What is being asked. Starting at the top of the listing, extract every line up to and including the one with "const FSIZE = 20;". Pictures stay out of the copy.

######

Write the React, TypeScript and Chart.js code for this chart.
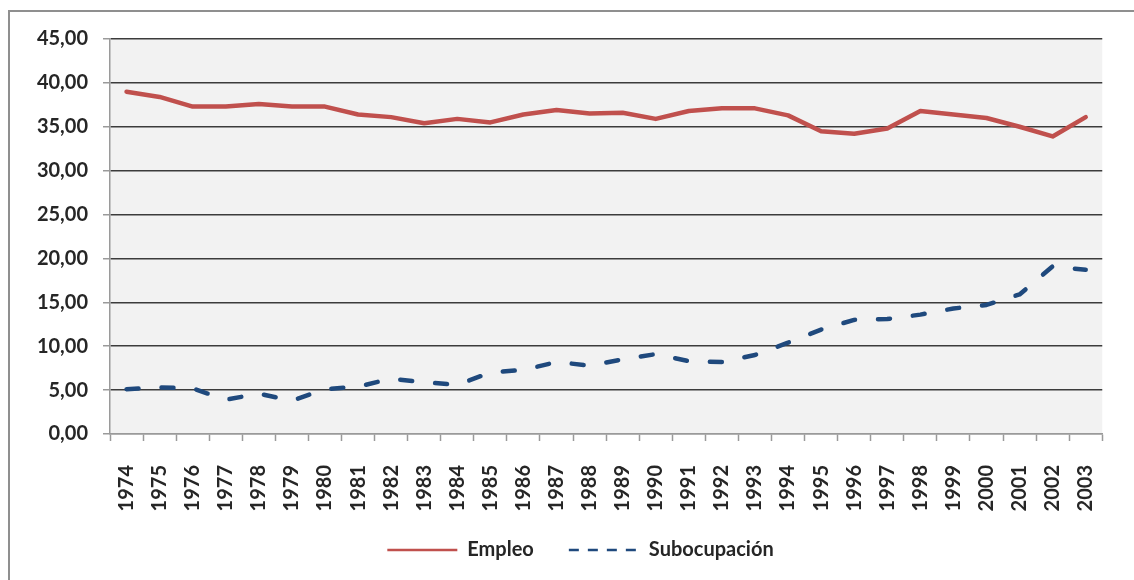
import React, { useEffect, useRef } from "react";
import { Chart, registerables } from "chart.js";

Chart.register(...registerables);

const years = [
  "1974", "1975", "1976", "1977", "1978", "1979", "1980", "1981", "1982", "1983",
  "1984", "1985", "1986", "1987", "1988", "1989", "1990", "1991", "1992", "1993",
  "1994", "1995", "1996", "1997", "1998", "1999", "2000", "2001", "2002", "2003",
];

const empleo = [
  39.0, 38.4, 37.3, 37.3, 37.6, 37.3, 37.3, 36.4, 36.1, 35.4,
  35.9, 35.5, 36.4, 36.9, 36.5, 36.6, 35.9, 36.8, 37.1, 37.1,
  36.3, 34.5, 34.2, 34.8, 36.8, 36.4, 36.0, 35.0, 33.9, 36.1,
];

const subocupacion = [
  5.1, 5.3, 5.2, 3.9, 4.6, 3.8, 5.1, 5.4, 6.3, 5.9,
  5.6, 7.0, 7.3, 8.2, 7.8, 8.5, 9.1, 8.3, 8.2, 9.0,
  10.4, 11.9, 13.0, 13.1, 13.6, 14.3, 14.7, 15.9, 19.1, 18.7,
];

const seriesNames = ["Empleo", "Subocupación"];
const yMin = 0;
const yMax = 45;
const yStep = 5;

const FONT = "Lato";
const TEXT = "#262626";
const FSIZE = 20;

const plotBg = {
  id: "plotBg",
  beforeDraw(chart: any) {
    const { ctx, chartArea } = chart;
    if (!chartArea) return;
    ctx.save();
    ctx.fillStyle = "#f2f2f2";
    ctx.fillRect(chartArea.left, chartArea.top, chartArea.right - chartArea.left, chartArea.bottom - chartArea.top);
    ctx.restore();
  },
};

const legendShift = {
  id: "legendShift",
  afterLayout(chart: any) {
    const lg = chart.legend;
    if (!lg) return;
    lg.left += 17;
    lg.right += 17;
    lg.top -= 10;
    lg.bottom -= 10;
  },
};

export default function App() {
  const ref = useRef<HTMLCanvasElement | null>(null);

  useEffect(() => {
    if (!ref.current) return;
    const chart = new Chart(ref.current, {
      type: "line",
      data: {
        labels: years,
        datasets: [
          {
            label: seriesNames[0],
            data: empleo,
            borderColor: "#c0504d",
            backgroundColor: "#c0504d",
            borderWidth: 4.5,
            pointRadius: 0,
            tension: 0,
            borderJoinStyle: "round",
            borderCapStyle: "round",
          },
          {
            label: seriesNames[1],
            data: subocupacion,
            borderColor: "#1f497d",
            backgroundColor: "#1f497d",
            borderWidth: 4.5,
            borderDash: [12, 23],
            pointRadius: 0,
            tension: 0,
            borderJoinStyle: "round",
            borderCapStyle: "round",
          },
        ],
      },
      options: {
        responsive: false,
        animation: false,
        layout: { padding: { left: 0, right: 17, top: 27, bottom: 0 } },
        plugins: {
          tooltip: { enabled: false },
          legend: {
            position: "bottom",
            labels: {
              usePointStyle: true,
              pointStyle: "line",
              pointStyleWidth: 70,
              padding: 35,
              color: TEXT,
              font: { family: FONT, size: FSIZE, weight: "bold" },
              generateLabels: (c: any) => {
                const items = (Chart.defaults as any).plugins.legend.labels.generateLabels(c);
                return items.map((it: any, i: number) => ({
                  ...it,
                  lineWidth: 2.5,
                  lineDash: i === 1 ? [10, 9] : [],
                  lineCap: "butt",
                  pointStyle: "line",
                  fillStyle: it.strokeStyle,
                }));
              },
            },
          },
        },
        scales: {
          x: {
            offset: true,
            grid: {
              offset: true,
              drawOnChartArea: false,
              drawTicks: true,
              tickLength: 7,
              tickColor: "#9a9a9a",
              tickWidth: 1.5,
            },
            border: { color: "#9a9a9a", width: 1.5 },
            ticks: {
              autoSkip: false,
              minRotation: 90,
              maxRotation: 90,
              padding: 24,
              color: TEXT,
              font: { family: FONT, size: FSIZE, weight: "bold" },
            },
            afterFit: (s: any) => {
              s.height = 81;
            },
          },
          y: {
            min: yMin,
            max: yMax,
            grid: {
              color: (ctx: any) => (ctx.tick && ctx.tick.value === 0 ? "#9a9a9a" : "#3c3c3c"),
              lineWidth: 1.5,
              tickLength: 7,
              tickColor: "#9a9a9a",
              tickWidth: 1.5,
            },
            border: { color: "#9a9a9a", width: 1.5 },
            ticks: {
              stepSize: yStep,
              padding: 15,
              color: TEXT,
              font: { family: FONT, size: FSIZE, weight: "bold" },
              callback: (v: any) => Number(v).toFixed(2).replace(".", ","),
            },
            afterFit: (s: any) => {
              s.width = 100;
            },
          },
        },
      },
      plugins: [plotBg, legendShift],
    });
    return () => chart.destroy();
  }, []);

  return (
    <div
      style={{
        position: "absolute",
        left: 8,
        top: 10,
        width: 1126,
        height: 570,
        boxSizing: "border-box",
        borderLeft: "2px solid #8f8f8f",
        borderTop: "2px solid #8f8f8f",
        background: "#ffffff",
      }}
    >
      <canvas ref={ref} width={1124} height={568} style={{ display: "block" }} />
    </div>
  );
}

######

Result for this exercise.
Write the React, TypeScript and Chart.js code for this chart.
import React, { useEffect, useRef } from "react";
import { Chart, registerables } from "chart.js";

Chart.register(...registerables);

const years = [
  "1974", "1975", "1976", "1977", "1978", "1979", "1980", "1981", "1982", "1983",
  "1984", "1985", "1986", "1987", "1988", "1989", "1990", "1991", "1992", "1993",
  "1994", "1995", "1996", "1997", "1998", "1999", "2000", "2001", "2002", "2003",
];

const empleo = [
  39.0, 38.4, 37.3, 37.3, 37.6, 37.3, 37.3, 36.4, 36.1, 35.4,
  35.9, 35.5, 36.4, 36.9, 36.5, 36.6, 35.9, 36.8, 37.1, 37.1,
  36.3, 34.5, 34.2, 34.8, 36.8, 36.4, 36.0, 35.0, 33.9, 36.1,
];

const subocupacion = [
  5.1, 5.3, 5.2, 3.9, 4.6, 3.8, 5.1, 5.4, 6.3, 5.9,
  5.6, 7.0, 7.3, 8.2, 7.8, 8.5, 9.1, 8.3, 8.2, 9.0,
  10.4, 11.9, 13.0, 13.1, 13.6, 14.3, 14.7, 15.9, 19.1, 18.7,
];

const seriesNames = ["Empleo", "Subocupación"];
const yMin = 0;
const yMax = 45;
const yStep = 5;

const FONT = "Lato";
const TEXT = "#262626";
const FSIZE = 20;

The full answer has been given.